## Your goal
Restate the full listing word for word and leave the pictures out.

## Provided data
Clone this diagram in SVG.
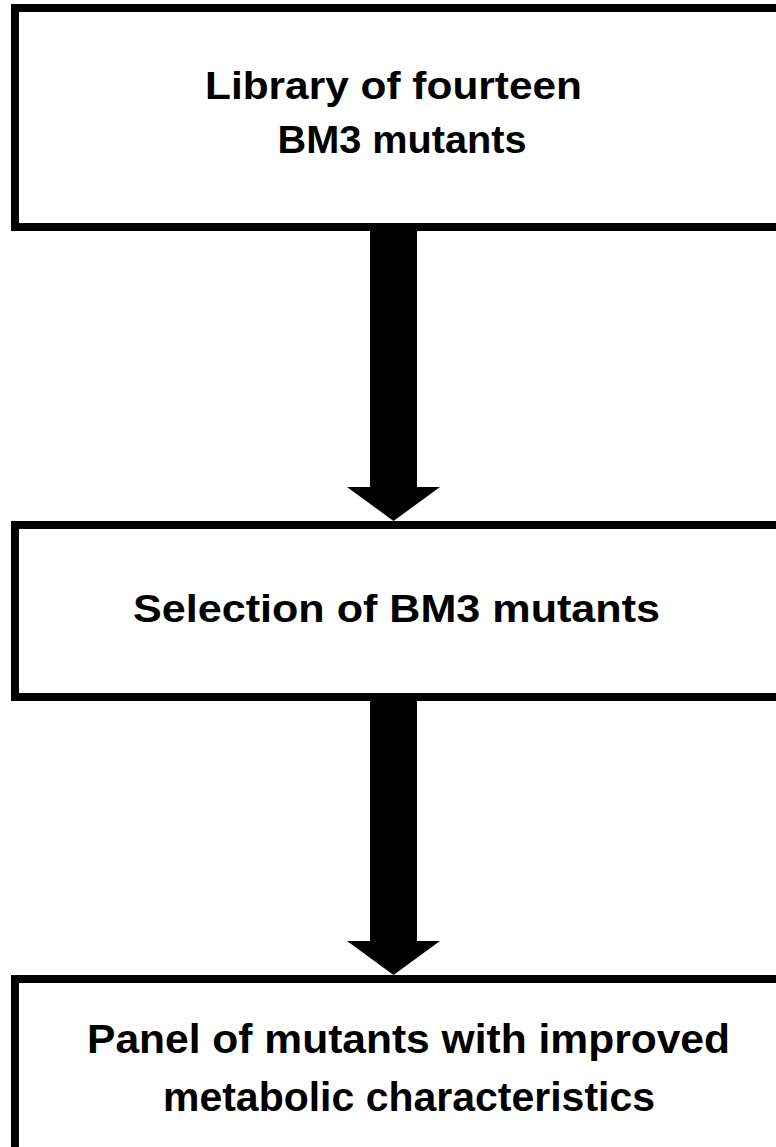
<svg xmlns="http://www.w3.org/2000/svg" width="776" height="1147" viewBox="0 0 776 1147">
<style>
.box{fill:#fff;stroke:#000;stroke-width:8}
.lbl{font-family:"Liberation Sans",Arial,sans-serif;font-weight:bold;font-size:39px;fill:#000;text-anchor:middle}
.big{font-size:41px}
.arr{fill:#000}
</style>
<rect width="776" height="1147" fill="#fff"/>
<g id="node1">
<rect class="box" x="15" y="8" width="800" height="219"/>
<text class="lbl" x="393.5" y="99" textLength="377" lengthAdjust="spacingAndGlyphs">Library of fourteen</text>
<text class="lbl" x="402" y="153" textLength="249" lengthAdjust="spacingAndGlyphs">BM3 mutants</text>
</g>
<g id="node2">
<rect class="box" x="15" y="525" width="800" height="172"/>
<text class="lbl" x="396.5" y="622" textLength="527" lengthAdjust="spacingAndGlyphs">Selection of BM3 mutants</text>
</g>
<g id="node3">
<rect class="box" x="15" y="979" width="800" height="200"/>
<text class="lbl big" x="408.5" y="1053" textLength="643" lengthAdjust="spacingAndGlyphs">Panel of  mutants with improved</text>
<text class="lbl big" x="409" y="1111" textLength="492" lengthAdjust="spacingAndGlyphs">metabolic characteristics</text>
</g>
<g id="connectors">
<polygon class="arr" points="370,231 417,231 417,487 440,487 393.5,521 347,487 370,487"/>
<polygon class="arr" points="370,701 417,701 417,941 440,941 393.5,975 347,941 370,941"/>
</g>
</svg>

## Problem solution
Clone this diagram in SVG.
<svg xmlns="http://www.w3.org/2000/svg" width="776" height="1147" viewBox="0 0 776 1147">
<style>
.box{fill:#fff;stroke:#000;stroke-width:8}
.lbl{font-family:"Liberation Sans",Arial,sans-serif;font-weight:bold;font-size:39px;fill:#000;text-anchor:middle}
.big{font-size:41px}
.arr{fill:#000}
</style>
<rect width="776" height="1147" fill="#fff"/>
<g id="node1">
<rect class="box" x="15" y="8" width="800" height="219"/>
<text class="lbl" x="393.5" y="99" textLength="377" lengthAdjust="spacingAndGlyphs">Library of fourteen</text>
<text class="lbl" x="402" y="153" textLength="249" lengthAdjust="spacingAndGlyphs">BM3 mutants</text>
</g>
<g id="node2">
<rect class="box" x="15" y="525" width="800" height="172"/>
<text class="lbl" x="396.5" y="622" textLength="527" lengthAdjust="spacingAndGlyphs">Selection of BM3 mutants</text>
</g>
<g id="node3">
<rect class="box" x="15" y="979" width="800" height="200"/>
<text class="lbl big" x="408.5" y="1053" textLength="643" lengthAdjust="spacingAndGlyphs">Panel of  mutants with improved</text>
<text class="lbl big" x="409" y="1111" textLength="492" lengthAdjust="spacingAndGlyphs">metabolic characteristics</text>
</g>
<g id="connectors">
<polygon class="arr" points="370,231 417,231 417,487 440,487 393.5,521 347,487 370,487"/>
<polygon class="arr" points="370,701 417,701 417,941 440,941 393.5,975 347,941 370,941"/>
</g>
</svg>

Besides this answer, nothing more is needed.